The Democratic Caucuses in Virginia’s state House and Senate both called Friday for Gov. Ralph Northam to resign, saying members have lost confidence in him to lead the state after a photo emerged of him and a friend with one in blackface and the other in a KKK outfit.
The Democrats said they had “trouble reconciling” the photo with their own experiences with the Democratic governor. But they said voters need to be able to trust their elected officials, and that’s no longer possible.
“We regret to say that we are no longer confident in the Governor’s representation of Virginians. Though it brings us no joy to do so, we must call for Governor Northam’s resignation,” the House caucus said in a statement.
Senate Democrats also said they were shocked.
“The Ralph Northam we know is a pediatric neurologist, a dedicated public servant and a committed husband and father. Nevertheless, it is with heavy hearts that we have respectfully asked him to step down,” the Senate caucus said on Twitter.
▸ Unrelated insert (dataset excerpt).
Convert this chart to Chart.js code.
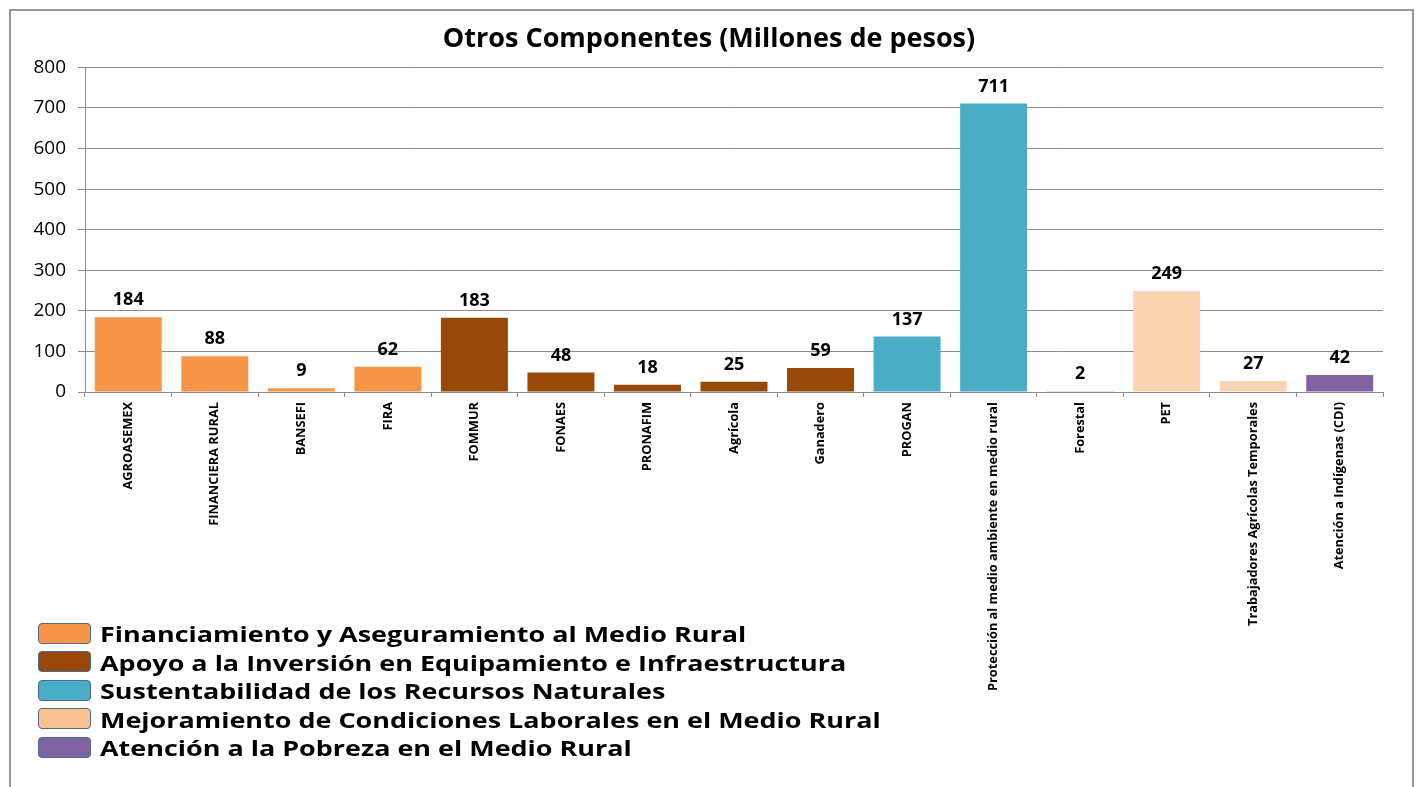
<!DOCTYPE html>
<html>
<head>
<meta charset="utf-8">
<script src="https://cdn.jsdelivr.net/npm/chart.js@4/dist/chart.umd.min.js"></script>
<style>
  body { margin: 0; width: 1418px; height: 787px; overflow: hidden; background: #fff; }
  #frame { position: absolute; left: 9px; top: 9px; width: 1401px; height: 820px; border: 2px solid #999; }
  #chart { position: absolute; left: 0; top: 0; }
  #legend { position: absolute; left: 38px; top: 619px; font-family: "Open Sans", sans-serif; font-weight: bold; font-size: 22px; color: #000; }
  .row { height: 28.5px; display: flex; align-items: center; }
  .sw { width: 51px; height: 19px; border: 1.5px solid #4a6a9a; border-radius: 4px; margin-right: 9px; flex: none; }
  .txt { display: inline-block; transform: scaleX(1.225); transform-origin: left center; white-space: nowrap; }
</style>
</head>
<body>
<div id="frame"></div>
<canvas id="chart" width="1418" height="787"></canvas>
<div id="legend"></div>
<script>
// data
var categories = ["AGROASEMEX", "FINANCIERA RURAL", "BANSEFI", "FIRA", "FOMMUR", "FONAES", "PRONAFIM",
  "Agrícola", "Ganadero", "PROGAN", "Protección al medio ambiente en medio rural", "Forestal", "PET",
  "Trabajadores Agrícolas Temporales", "Atención a Indígenas (CDI)"]
var values = [184, 88, 9, 62, 183, 48, 18, 25, 59, 137, 711, 2, 249, 27, 42]
var groupOf = [0, 0, 0, 0, 1, 1, 1, 1, 1, 2, 2, 2, 3, 3, 4]
var groupNames = ["Financiamiento y Aseguramiento al Medio Rural",
  "Apoyo a la Inversión en Equipamiento e Infraestructura",
  "Sustentabilidad de los Recursos Naturales",
  "Mejoramiento de Condiciones Laborales en el Medio Rural",
  "Atención a la Pobreza en el Medio Rural"]
var barColors = ["#F79646", "#984807", "#4BACC6", "#FBD4B3", "#8064A2"]
var swatchColors = ["#F79646", "#984807", "#4BACC6", "#FAC191", "#8064A2"]

var legend = document.getElementById('legend')
groupNames.forEach(function (name, i) {
  var row = document.createElement('div')
  row.className = 'row'
  var sw = document.createElement('span')
  sw.className = 'sw'
  sw.style.background = swatchColors[i]
  var txt = document.createElement('span')
  txt.className = 'txt'
  txt.textContent = name
  row.appendChild(sw)
  row.appendChild(txt)
  legend.appendChild(row)
})

// value labels above each bar
var valueLabels = {
  id: 'valueLabels',
  afterDatasetsDraw: function (chart) {
    var ctx = chart.ctx
    var meta = chart.getDatasetMeta(0)
    ctx.save()
    ctx.font = 'bold 18px "Open Sans", sans-serif'
    ctx.fillStyle = '#000'
    ctx.textAlign = 'center'
    ctx.textBaseline = 'bottom'
    meta.data.forEach(function (bar, i) {
      ctx.fillText(values[i], bar.x, bar.y - 8)
    })
    ctx.restore()
  }
}

var ctx = document.getElementById('chart').getContext('2d')
var chart = new Chart(ctx, {
  type: 'bar',
  data: {
    labels: categories,
    datasets: [{
      data: values,
      backgroundColor: groupOf.map(function (g) { return barColors[g] }),
      barPercentage: 0.9,
      categoryPercentage: 0.86
    }]
  },
  options: {
    responsive: false,
    animation: false,
    layout: { padding: 0 },
    plugins: {
      legend: { display: false },
      tooltip: { enabled: false },
      title: {
        display: true,
        text: 'Otros Componentes (Millones de pesos)',
        color: '#000',
        font: { family: '"Open Sans", sans-serif', size: 27, weight: 'bold' },
        padding: { top: 23, bottom: 12 }
      }
    },
    scales: {
      x: {
        afterFit: function (s) { s.height = 395 },
        grid: { drawOnChartArea: false, drawTicks: true, tickLength: 5, color: '#8a8a8a' },
        border: { color: '#8a8a8a' },
        ticks: {
          minRotation: 90, maxRotation: 90, autoSkip: false, padding: 5,
          color: '#000',
          font: { family: '"Open Sans", sans-serif', size: 12.8, weight: 'bold' }
        }
      },
      y: {
        min: 0, max: 800,
        afterFit: function (s) { s.width = 85 },
        grid: { color: '#8a8a8a', tickLength: 7 },
        border: { color: '#8a8a8a' },
        ticks: {
          stepSize: 100, padding: 12, color: '#000',
          font: { family: '"Open Sans", sans-serif', size: 19 }
        }
      },
      // empty right-hand axis, only keeps the margin on the right
      yRight: {
        position: 'right', min: 0, max: 800,
        afterFit: function (s) { s.width = 35 },
        grid: { display: false },
        border: { display: false },
        ticks: { display: false }
      }
    }
  },
  plugins: [valueLabels]
})
</script>
</body>
</html>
While leaders across the Democratic Party nationally have made similar calls, the House Democratic Caucus’s decision to turn on the governor is particularly devastating because it was his massive election victory in 2017 and his electoral coattails that helped many of them get elected.
All 140 seats in the House and Senate are up for election this November, and Democrats had been hoping to win their first majorities in the chambers in two decades.
Earlier in the day, after the 1984 yearbook photo surfaced, Mr. Northam released both a written statement and a video Friday apologizing for the photo and vowing to work to regain voters’ trust — but signaling no intention to step down.